Apart from a purely textual analysis, the language of the statute is eminently sensible. As the case law makes clear, the decision to sentence a defendant to death is the most procedurally delicate undertaking in the American courts. The Supreme Court and the Courts of Appeal closely examine the tiniest nuances in sentencing proceedings. Section 3592(a)(4) serves to ensure that a fact-finder in the sentencing phase of a death-penalty trial considers the justice of sentencing a defendant to death when another defendant who will not be sentenced to death is equally culpable for the same crime.
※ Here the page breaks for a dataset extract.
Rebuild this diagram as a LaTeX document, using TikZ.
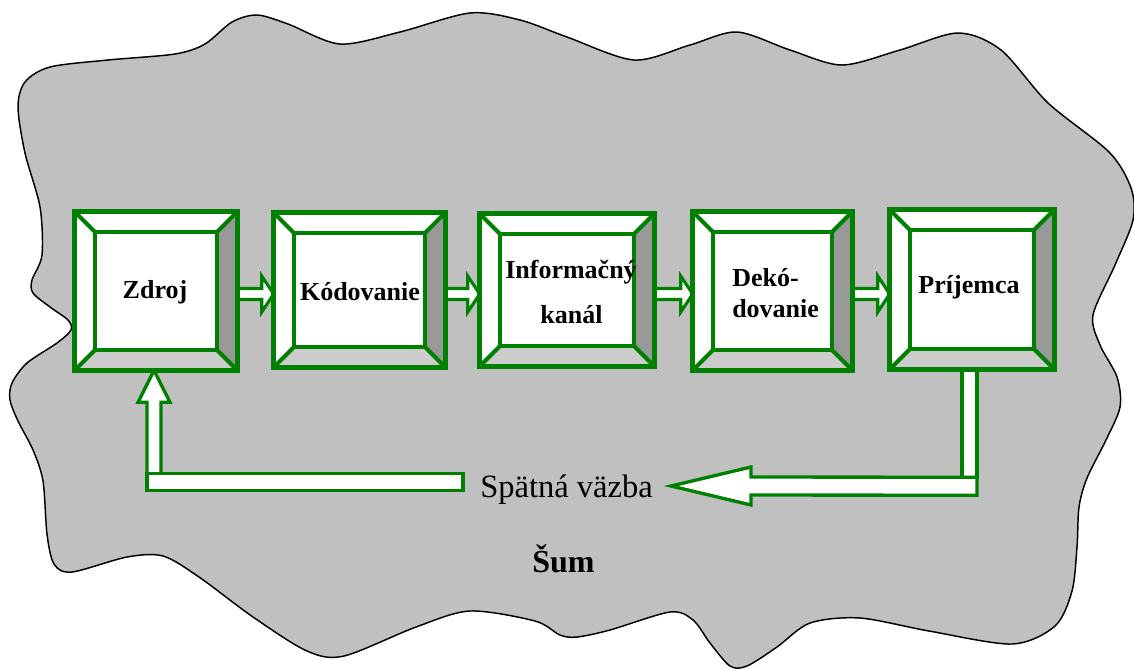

The statute helps to ensure that the fact-finder has the proper information to "compare apples to apples" by in effect holding culpability for the same crime constant while contrasting the aggravating and mitigating factors surrounding the relevant defendant and the other, equally culpable defendant.
CONCLUSION
IT IS HEREBY ORDERED that the Government's Request for Review (ECF No. 368) is GRANTED, and the order of July 8, 2010 (ECF No. 364) is VACATED in part, as delineated in this order.
IT IS SO ORDERED.
DATED: This 19th day of October, 2010.